Vous avez toujours écrit. Vos livres mélangent souvenirs, réflexions d’ordre esthétique et spirituel, anecdotes. Que représente pour vous l’écriture?

– Quand on me pose une question, j’éprouve le besoin d’y répondre le mieux possible. Et cet exercice me plaît beaucoup. Je suis incapable d’écrire une phrase qui me convienne du premier coup. Je peux amender une dizaine de fois une formulation jusqu’à ce qu’elle me semble juste, qu’elle corresponde à la pensée. Prenez notre entretien, oui, celui que nous avons actuellement. Si vous restituez l’enregistrement de nos propos, le lecteur aura l’impression d’un dialogue de fous. Votre métier consiste à filtrer, à réduire notre conversation à l’essentiel. C’est ce que je fais aussi en tant que metteur en scène. J’aide les acteurs à s’alléger.

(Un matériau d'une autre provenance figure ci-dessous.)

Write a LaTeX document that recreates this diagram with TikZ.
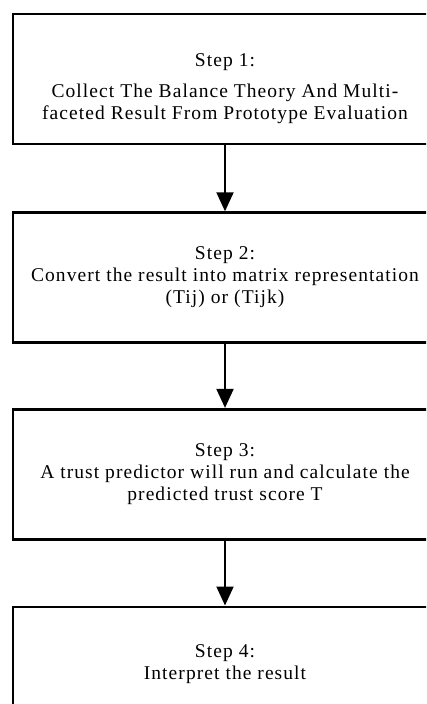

– Metteur en scène, c’est quoi?

– Pas un auteur, en tout cas. On a voulu à une époque, notamment en Allemagne, que le metteur en scène soit cette figure qui constate les malheurs du monde et qui dise au public ce qu’il faut faire. Pour ma part, je me contente d’être le guide d’une exploration. Je n’ai rien à imposer.